Question

An ideal gas is heated at a constant pressure of $2.0 \times 10^{5} \mathrm{Pa}\( from a temperature of \)-73^{\circ} \mathrm{C}$ to a temperature of \(+27^{\circ} \mathrm{C}\). The initial volume of the gas is $0.10 \mathrm{m}^{3} .\( The heat energy supplied to the gas in this process is \)25 \mathrm{kJ} .$ What is the increase in internal energy of the gas?

Short answer

Answer: The increase in internal energy of the gas is 15 kJ.

Step-by-step solution

Convert temperatures to Kelvin

To do any calculations with temperatures, it's essential to convert them to Kelvin first. To convert a Celsius temperature to Kelvin, we simply add 273.15. Initial temperature in Kelvin: \(T_1 = -73^{\circ}\mathrm{C} + 273.15 = 200.15\ \mathrm{K}\) Final temperature in Kelvin: \(T_2 = 27^{\circ}\mathrm{C} + 273.15 = 300.15\ \mathrm{K}\)
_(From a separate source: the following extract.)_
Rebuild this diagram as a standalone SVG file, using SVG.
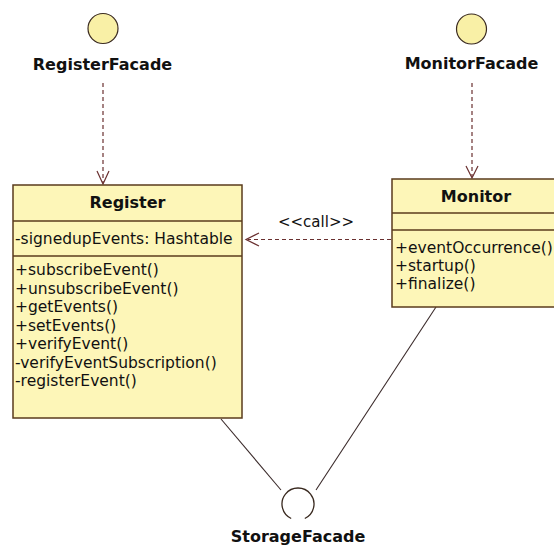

Calculate the final volume of the gas

Since we are given the constant pressure, we can use the ideal gas law to find the final volume of the gas. The ideal gas law can be written as \(PV = nRT\) Since the pressure, number of moles n, and the gas constant R are constant, we can write \(\frac{V_1}{T_1} = \frac{V_2}{T_2}\) We are given the initial volume (\(V_1 = 0.10\ \mathrm{m}^3\)) and have found the initial and final temperatures in Kelvin. Now, we can solve for the final volume \(V_2\): \(V_2 = \frac{T_2}{T_1} \times V_1 = \frac{300.15\ \mathrm{K}}{200.15\ \mathrm{K}} \times 0.10\ \mathrm{m}^3 \approx 0.150\ \mathrm{m}^3\)
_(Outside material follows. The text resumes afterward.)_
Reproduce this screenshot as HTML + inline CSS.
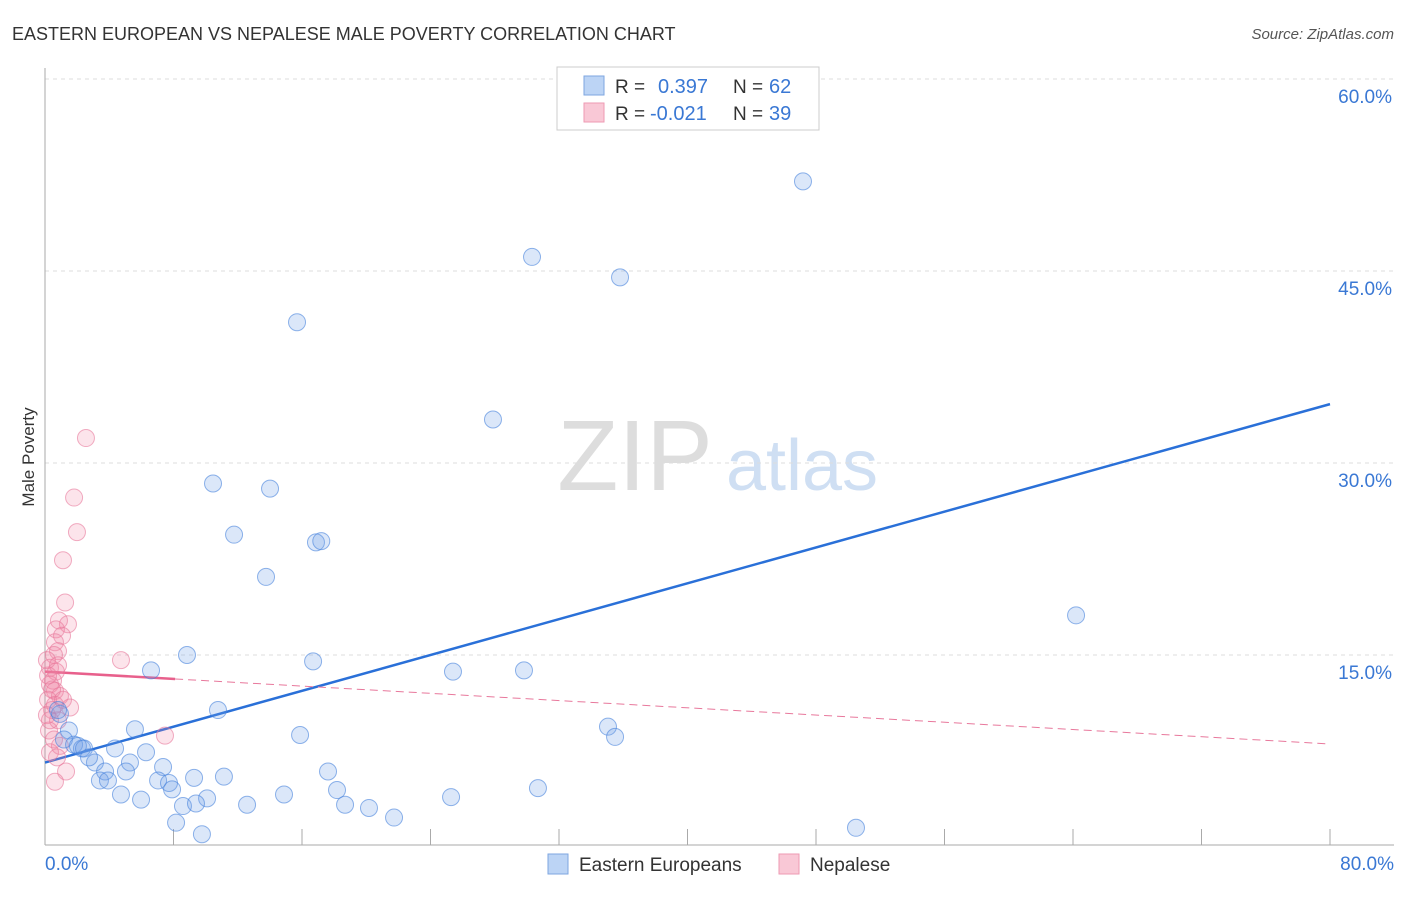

Calculate the work done by the gas

The work done by the gas can be calculated using the constant pressure and the change in volume: \(W = P \Delta V = P(V_2 - V_1) = (2.0 \times 10^5\ \mathrm{Pa}) (0.150\ \mathrm{m}^3 - 0.10\ \mathrm{m}^3) = 10\ \mathrm{kJ}\)

Use the First Law of Thermodynamics to find the increase in internal energy

The First Law of Thermodynamics states that \(\Delta U = Q - W\) Where \(\Delta U\) is the change in internal energy, \(Q\) is the heat added, and \(W\) is the work done by the system. We are given the amount of heat energy supplied to the gas \(Q = 25\ \mathrm{kJ}\), and we have calculated the work done by the gas \(W = 10\ \mathrm{kJ}\). Now we can find the increase in internal energy: \(\Delta U = 25\ \mathrm{kJ} - 10\ \mathrm{kJ} = 15\ \mathrm{kJ}\) So, the increase in internal energy of the gas is 15 kJ.